Lot 42Francesco Fieravino, called Il Maltese
Fl. Rome 1640
Still Life with an Overturned Urn, Flowers and a Skull Resting on a Book
Oil on canvas
45 x 60 inches (114.3 x 152.4 cm)
Born on the island of Malta, Francesco Fieravino traveled to Rome sometime during the 1630s. Although it is not known with whom he studied, by the 1640s he had become famous for his large still lifes contrasting the textures of sumptuous objects such as fine metalwork, musical instruments, tapestries, embroidered silk, fruit and flowers. Executed in an emphatic palette of high-keyed colors such as red, bright orange and amber contrasted with cool grays and silvers and cloaked in shadow, these works clearly owe much to the still lifes of Caravaggio and his followers.

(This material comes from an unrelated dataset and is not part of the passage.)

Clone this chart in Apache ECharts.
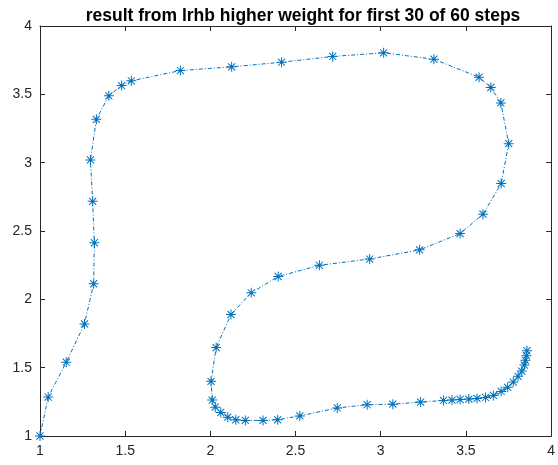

As in many contemporary seventeenth-century Dutch and Flemish still lifes, underlying the opulence of the objects depicted is a suggestion of the impermanence of worldly life, including even the intellectual and spiritual pleasures of art, learning, and religious fervor. Here, the open book (an emblem of the passage of life), with a skull and cardinal's hat lying on it, along with the lavish bouquet of flowers in an overturned vase, are suggestions of just this kind.
Estimate $30,000-50,000
Frame rubbing, with particular abrasion along lower left edge and at upper right in the flowers. Lined. Visible stretcher marks, particularly along the upper edge. Heavy craquelure throughout. Scattered inpainting in the folds of the curtain at upper and lower left. Also a 1'' area in curtain at center. Condition commensurate with age.